Although the machine code emitted by our compilers is inextricably tied to our processors, perhaps this code can still be leveraged to discover new instructions. As a thought experiment, let’s start with a collection of executables whose performance we care about. Preferably, some of these will have been compiled from programs in Haskell, OCaml, and other languages that are not well-represented in today’s benchmark suites. We’ll run these programs in a heavily instrumented execution environment that creates a dynamic dataflow graph for the computation; the excellent Redux paper shows how this can be done. Next, we’ll need to clean up the dataflow graphs. First, we rewrite processor-specific operations (condition code dependencies, CISC instructions, etc.) into a simpler, portable form. Next, we optimize away as much dead, redundant, and vacuous code as possible; including, hopefully, all irrelevancies such as stack frame manipulation, dynamic linking, and garbage collection. The result — perhaps — will be something beautiful: the essence of the original computation, stripped of all sequential constraints, processor-specific operations, and bookkeeping. Of course this dataflow graph has some limitations. First, it only encodes the meaning of a single execution of the program. Second, it encodes a lot of incidental facts about the computation such as the bitwidths of all integer operations, the specific hashing methods used, etc. We’ll just have to live with these problems. The Redux paper contains a great example where factorial codes written in C, in Haskell, and in a stack machine are shown to all produce basically the same dataflow graph.
So now we have a collection of giant dataflow graphs: one for each execution of each program that we’re interested in. Our goal is to design an instruction set that can compute these dataflow graphs. Trivially, this can be done by partitioning the graphs into very small units of computation corresponding to a RISC instruction set. But that ISA is boring and won’t show any performance wins. To do better we’ll use a search-based strategy to find subgraphs that:
- occur a large number of times across the collection of dataflow graphs — these are operations that are executed frequently by our workloads
- contain a lot of parallelism — making them good candidates for hardware acceleration
- contain a lot of internal symmetry — supporting SIMD-style execution
- have a small number of dynamic inputs and outputs
- rely on a small number of constants
- do not contain dependency chains that are too long — we don’t want to create instructions that are too slow
I think this can be done; none of these properties seems particularly difficult to test for. The major problem necessitating cleverness will be the huge size of the dataflow graphs. We’ll end up with a list of candidate instructions ranked by some fitness function, such as performance or code density. We can build as many of these into our new ISA as we have hardware budget for.

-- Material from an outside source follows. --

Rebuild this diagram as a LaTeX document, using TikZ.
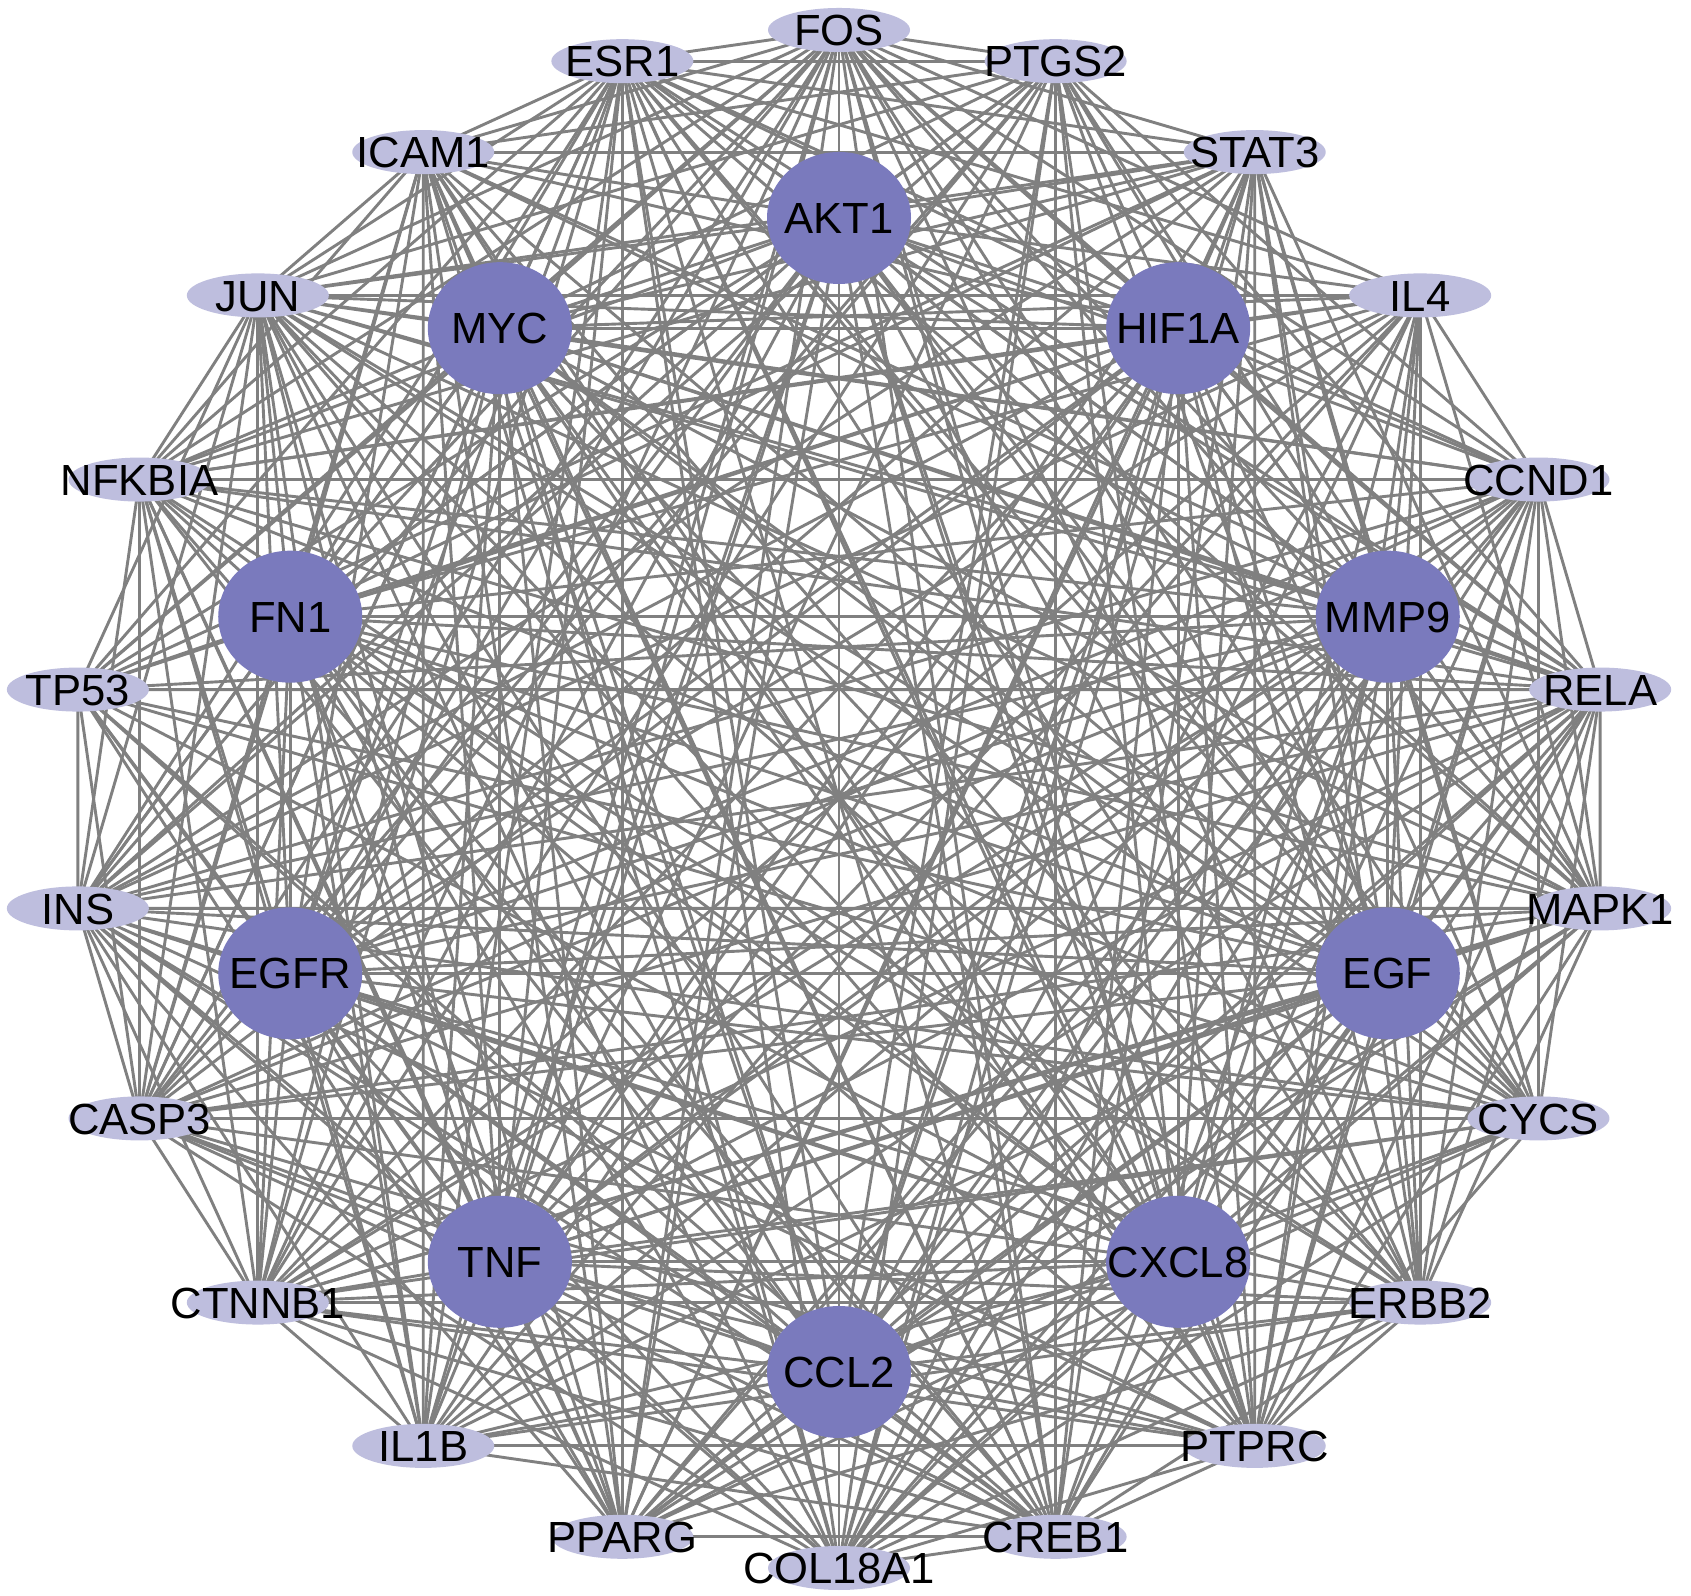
\documentclass[tikz,border=0pt]{standalone}
\usepackage{fontspec}
\setmainfont{Liberation Sans}
\usetikzlibrary{shapes.geometric,backgrounds,calc}
\definecolor{hubfill}{RGB}{122,122,189}
\definecolor{rimfill}{RGB}{190,190,222}
\definecolor{edgegray}{RGB}{128,128,128}
\tikzset{
  gene/.style={ellipse,draw=none,inner sep=0pt,outer sep=0pt,
    font=\fontsize{21.8pt}{25pt}\selectfont,text=black},
  hub/.style={gene,fill=hubfill,minimum width=72pt,minimum height=66pt},
  rim/.style={gene,fill=rimfill,minimum width=71pt,minimum height=22pt},
  link/.style={draw=edgegray,line width=1.45pt}
}
\newcommand{\genelab}[1]{\makebox[0pt]{\raisebox{-0.358em}[0pt][0pt]{#1}}}
\begin{document}
\begin{tikzpicture}[x=0.5pt,y=0.5pt]
\useasboundingbox (0,0) rectangle (1691,1595);
% outer ring
\foreach \lab [count=\k from 0] in {FOS,PTGS2,STAT3,IL4,CCND1,RELA,MAPK1,CYCS,ERBB2,PTPRC,CREB1,COL18A1,PPARG,IL1B,CTNNB1,CASP3,INS,TP53,NFKBIA,JUN,ICAM1,ESR1}{
  \pgfmathsetmacro\ang{90-\k*360/22}
  \node[rim] (o\k) at ($(839,796)+(\ang:769)$) {\genelab{\lab}};
}
% inner ring
\foreach \lab [count=\k from 0] in {AKT1,HIF1A,MMP9,EGF,CXCL8,CCL2,TNF,EGFR,FN1,MYC}{
  \pgfmathsetmacro\ang{90-\k*36}
  \node[hub] (h\k) at ($(839,800)+(\ang:577)$) {\genelab{\lab}};
}
\begin{pgfonlayer}{background}
\fill[white] (0,0) rectangle (1691,1595);
% hub-hub
\foreach \i in {0,...,8}{
  \pgfmathtruncatemacro\jst{\i+1}
  \foreach \j in {\jst,...,9}{
    \draw[link] (h\i.center) -- (h\j.center);
  }
}
% hub-rim
\foreach \i in {0,...,9}{
  \foreach \j in {0,...,21}{
    \draw[link] (h\i.center) -- (o\j.center);
  }
}
% rim-rim
\foreach \i in {0,...,20}{
  \pgfmathtruncatemacro\jst{\i+1}
  \foreach \j in {\jst,...,21}{
    \pgfmathtruncatemacro\keep{or(mod(\i*\i*3+\j*\j*5+\i*\j*7,10)<7, mod(\i+\j,11)==0)}
    \ifnum\keep=1 \draw[link] (o\i.center) -- (o\j.center);\fi
  }
}
\end{pgfonlayer}
\end{tikzpicture}
\end{document}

Would this method discover saturating arithmetic instructions when applied to signal processing codes? Would it find clever ways to optimize bounds checks and exception handling in high-level programming programming languages? It’s possible (though I’d be super disappointed) that the new machines are just incidental variations on existing RISC and CISC designs. If this happened, I would suspect that we had failed to abstract away a sufficient number of processor artifacts. Or, perhaps it was a mistake to compile our computations to an existing machine architecture before building the dataflow graphs. Rather, perhaps we should start with a source-level program and its operational semantics, unrolling it into a dataflow graph without any compilation to machine code. This avoids ties to our existing processors, but also risks coming up with graphs that are very hard to map back onto actual hardware. Of course, many languages don’t even have a real semantics, but researchers are diligently working on that sort of thing. An even more difficult option would build up the functional representation of a source program (or executable) without running it, but this has the disadvantage of losing the “profile data” that is built into a dynamic dataflow graph — we’d need to add that in separately.
An aspect of this exercise that I find interesting is that gives insight into what our processors really do. Many years ago (I don’t have a reference handy, unfortunately) a study showed that computers spend most of their time in sorting algorithms. That cannot be true anymore — but what does the average mobile phone do? What about the average supercomputer chip? The average machine in Google or Amazon’s cloud? Of course we know the answers at a high level, but are there surprises lurking inside the computations? I would expect so — it’s tough to take a close look at a complicated system and not learn something new. Are there new instructions out there, waiting to be discovered, that can help these workloads execute more efficiently? I have to think so, at least for for workloads that are not well-represented in Intel’s, AMD’s, and ARM’s benchmark suites.